Without doubt, cheaper prices for house brands makes shoppers look twice at these products. It is the perception of equal or greater value from the house brand as compared with the national CPG brands. In a 2019 PLMA survey two-thirds of consumers agreed with the statement, “In general, store brand products I have bought are just as good, if not better than the national version of the same products.” Consumers are aware that private label products are often manufactured by the same companies that make the national brands and to the same exacting standards. They’ve tried them and like them, with some 40% of consumers saying they “always/frequently” buy store brands. And some 25% said they plan on buying more private label brands in the year ahead.


Retailers have broader view of what shoppers want


Retailers are quick to identify shifts is consumer preferences, thanks to their ability to look horizontally across the entire shopping basket of customers, whereas national brands tend to see vertical data only related to their category. That puts national brands behind the trends shaping consumers broader preferences. As a result they tend to be slower to respond, like the trends toward organic and natural foods, cleaning products, health and beauty and more premium, upscale offerings. It used to be the national brand was the premium offering and the store brand was the generic. Not anymore, now you have Whole Foods, Trader Joe’s and even Walmart, offering more premium selections and leaving the national’s behind.


Simplifying the paradox of choice


Mass merchandisers, supermarkets and drug stores are overflowing with products. The Buying and Selling of Food in America reported that in the 90s the typical grocery store stocked about 7,000 items. Today the average supermarket contains 40,000-50,000 items. And many more new products keep coming. Harvard professor Clayton Christiansen estimates that 30,000 new CPG products are introduced each year. This creates a huge “paradox of choice” for consumers. Tide, for example, comes in powder, liquid and pod form and in formulas for regular wash, high-efficiency (HE), plant-based and hypoallergenic needs and with extra stain-fighting and fabric softener additives. The other leading detergent brands have the same profusion of choices. Costco offers four Kirkland varieties on its shelves. Private labels are the solution. Shoppers trust the store, otherwise they wouldn’t be shopping there. They have tried its other private label products before and liked them. The choice becomes simple. Millennials want simpler choices. Tesco and Sainsbury are getting the power of simplicity. Each retailer uses a single color for their private label brands so a customer can look down the aisle and immediately be clued to the store-brand offering.

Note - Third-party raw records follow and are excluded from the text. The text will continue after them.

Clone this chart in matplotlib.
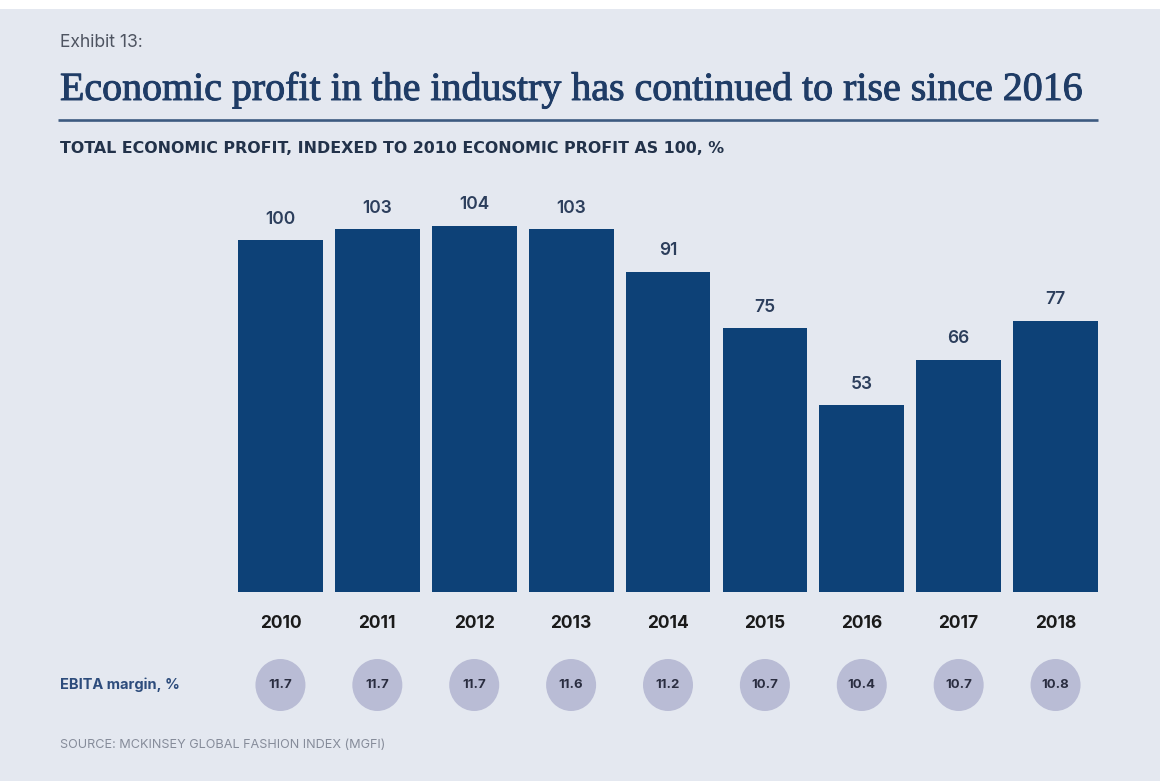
import matplotlib
matplotlib.use("Agg")
import matplotlib.pyplot as plt
import matplotlib.patheffects as pe
from matplotlib.patches import Rectangle, Ellipse
from matplotlib.transforms import blended_transform_factory

years = ["2010", "2011", "2012", "2013", "2014", "2015", "2016", "2017", "2018"]
profit_index = [100, 103, 104, 103, 91, 75, 53, 66, 77]
ebita_margin = ["11.7", "11.7", "11.7", "11.6", "11.2", "10.7", "10.4", "10.7", "10.8"]

W, H = 1170, 781
BG = "#e4e8f0"
NAVY = "#0d4177"
TITLE_NAVY = "#1f3c66"
CIRCLE = "#b9bcd5"

fig = plt.figure(figsize=(W / 100, H / 100), dpi=100)
fig.patch.set_facecolor("white")

# Full-figure pixel canvas for the panel background and text
bg = fig.add_axes([0, 0, 1, 1])
bg.set_xlim(0, W)
bg.set_ylim(H, 0)
bg.axis("off")
bg.add_patch(Rectangle((0, 9), 1160, H - 9, facecolor=BG, edgecolor="none", zorder=0))

sans = ["Inter", "DejaVu Sans"]
LEFT = 60

exhibit = bg.text(LEFT, 47, "Exhibit 13:", fontsize=11, color="#4e5461",
                  family=sans, va="baseline", ha="left")
title = bg.text(LEFT, 100, "Economic profit in the industry has continued to rise since 2016",
                fontsize=28, color=TITLE_NAVY, family=["Liberation Serif"],
                va="baseline", ha="left",
                path_effects=[pe.withStroke(linewidth=0.7, foreground=TITLE_NAVY)])
bg.plot([58, 1098], [120, 120], color="#3d5a80", lw=1.9, solid_capstyle="butt")
subtitle = bg.text(LEFT, 153, "TOTAL ECONOMIC PROFIT, INDEXED TO 2010 ECONOMIC PROFIT AS 100, %",
                   fontsize=10.5, color="#22324a", family=["DejaVu Sans"], weight="bold",
                   va="baseline", ha="left")

# Bar chart
ax = fig.add_axes([232 / W, 1 - 592 / H, 872 / W, 412 / H])
ax.set_facecolor("none")
x = list(range(len(years)))
ax.bar(x, profit_index, width=0.875, color=NAVY, edgecolor="none")
ax.set_xlim(-0.5, len(years) - 0.5)
ax.set_ylim(0, 412 / 3.52)
ax.axis("off")
for xi, v in zip(x, profit_index):
    ax.annotate(str(v), (xi, v), xytext=(0, 21), textcoords="offset pixels",
                ha="center", va="center", fontsize=12.5, color="#2c3e5c",
                family=sans, weight="semibold")

# Year labels and margin circles positioned by category on the bar axis
tr = blended_transform_factory(ax.transData, bg.transData)
for xi, yr, m in zip(x, years, ebita_margin):
    bg.text(xi, 623, yr, transform=tr, ha="center", va="center",
            fontsize=12.5, color="#1a1a1a", family=sans, weight="bold")
    bg.add_patch(Ellipse((xi, 685), 50 / 96.9, 52, transform=tr,
                         facecolor=CIRCLE, edgecolor="none", zorder=2))
    bg.text(xi, 685, m, transform=tr, ha="center", va="center",
            fontsize=9.5, color="#2a2d40", family=sans, weight="bold", zorder=3)

ebita = bg.text(LEFT, 685, "EBITA margin, %", fontsize=10.5, color="#2d4c7c", family=sans,
                weight="bold", va="center", ha="left")
source = bg.text(LEFT, 745, "SOURCE: MCKINSEY GLOBAL FASHION INDEX (MGFI)", fontsize=8.5,
                 color="#868c9a", family=sans, va="center", ha="left")

# Size each header/footer text to its intended span
fig.canvas.draw()
r = fig.canvas.get_renderer()
for t, target in [(exhibit, 83), (title, 1023), (subtitle, 672), (ebita, 120), (source, 325)]:
    w = t.get_window_extent(r).width
    t.set_fontsize(t.get_fontsize() * target / w)

fig.savefig("out.png", dpi=100, facecolor=fig.get_facecolor())
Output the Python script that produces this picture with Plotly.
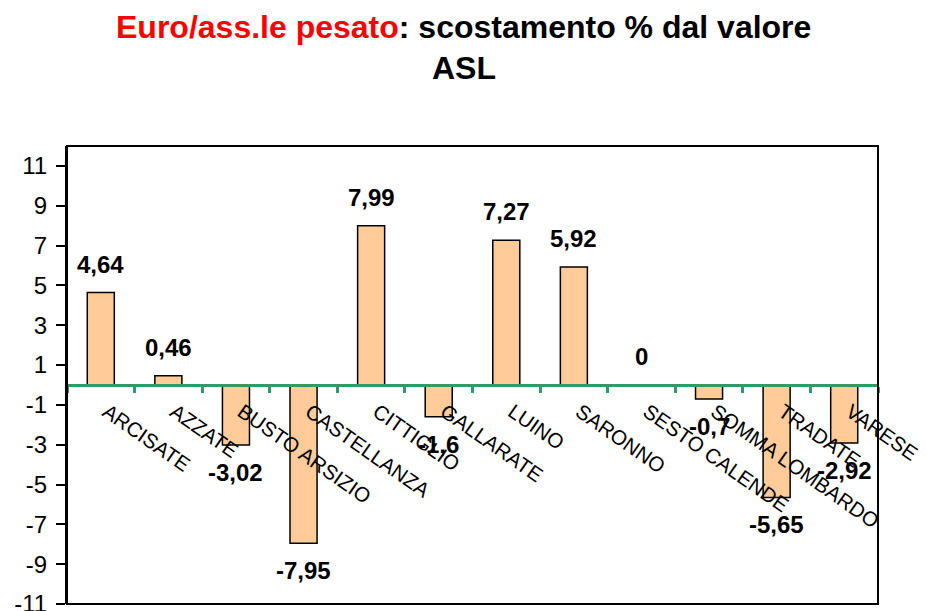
import plotly.graph_objects as go

categories = ["ARCISATE", "AZZATE", "BUSTO ARSIZIO", "CASTELLANZA", "CITTIGLIO",
              "GALLARATE", "LUINO", "SARONNO", "SESTO CALENDE", "SOMMA LOMBARDO",
              "TRADATE", "VARESE"]
values = [4.64, 0.46, -3.02, -7.95, 7.99, -1.6, 7.27, 5.92, 0, -0.7, -5.65, -2.92]
y_ticks = list(range(-11, 12, 2))
title_red = "Euro/ass.le pesato"
title_black = ": scostamento % dal valore"
title_line2 = "ASL"

FONT = "Liberation Sans, Arial, sans-serif"
GREEN = "#339966"
PLOT_H = 603 - 138 - 7
PLOT_W = 919 - 59 - 49
TITLE_X = (463.5 - 67) / PLOT_W

def fmt(v):
    return f"{v:g}".replace(".", ",")

fig = go.Figure()
fig.add_trace(go.Bar(
    x=categories, y=values,
    marker=dict(color="#FFCC99", line=dict(color="black", width=1.5)),
    showlegend=False, hoverinfo="skip",
))

annotations = []
for c, v in zip(categories, values):
    annotations.append(dict(
        x=c, y=v, xref="x", yref="y", text=f"<b>{fmt(v)}</b>", showarrow=False,
        yanchor="bottom" if v >= 0 else "top",
        yshift=13 if v >= 0 else -12,
        font=dict(family=FONT, size=24, color="black"),
    ))

annotations.append(dict(
    x=TITLE_X, xref="paper", y=(603 - 7 - 19) / PLOT_H, yref="paper",
    xanchor="center", yanchor="middle", showarrow=False,
    text=f"<b><span style='color:#FF0000'>{title_red}</span>{title_black}</b>",
    font=dict(family=FONT, size=32, color="black"),
))
annotations.append(dict(
    x=TITLE_X, xref="paper", y=(603 - 7 - 60) / PLOT_H, yref="paper",
    xanchor="center", yanchor="middle", showarrow=False,
    text=f"<b>{title_line2}</b>",
    font=dict(family=FONT, size=32, color="black"),
))

fig.update_layout(
    width=919, height=603,
    margin=dict(l=59, r=49, t=138, b=7, autoexpand=False),
    paper_bgcolor="white", plot_bgcolor="white",
    bargap=0.6,
    font=dict(family=FONT, color="black"),
    xaxis=dict(
        type="category", anchor="free", position=11 / 23, automargin=False,
        showline=True, linecolor=GREEN, linewidth=3,
        ticks="outside", tickson="boundaries", ticklen=6, tickwidth=3, tickcolor=GREEN,
        tickangle=35, tickfont=dict(family=FONT, size=20.5, color="black"),
        ticklabelshift=6, ticklabelstandoff=5,
        showgrid=False, zeroline=False,
    ),
    yaxis=dict(
        range=[-11, 12], tickvals=y_ticks, ticktext=[str(t) for t in y_ticks],
        automargin=False,
        showline=True, linecolor="black", linewidth=2,
        ticks="outside", ticklen=9, tickwidth=2, tickcolor="black",
        tickfont=dict(family=FONT, size=24, color="black"),
        ticklabelstandoff=4, ticklabeloverflow="allow",
        showgrid=False, zeroline=False,
    ),
    annotations=annotations,
    shapes=[dict(type="rect", xref="paper", yref="paper", x0=0, x1=1, y0=0, y1=1,
                 line=dict(color="black", width=2), layer="above")],
)

fig.write_html("out.html")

Loyalty shift from brands to stores


Retailers have the advantage to get up-close-and-personal with their shoppers, whether or not they are using that ability to the max is another question. Shoppers have a more personal, tactile relationship with a retailer because of the experiences they have in the store. As a result, the retailer-customer relationship can be more real in a way that the one with national brands cannot. The good will toward the store that engenders can translate into more sales of the retailers’ private label. Costco offers little in-store service, but the interactions customers have with Costco sales associates are friendly and positive, plus on weekends there are those nice people scattered throughout the store offering shoppers a snack and a chat.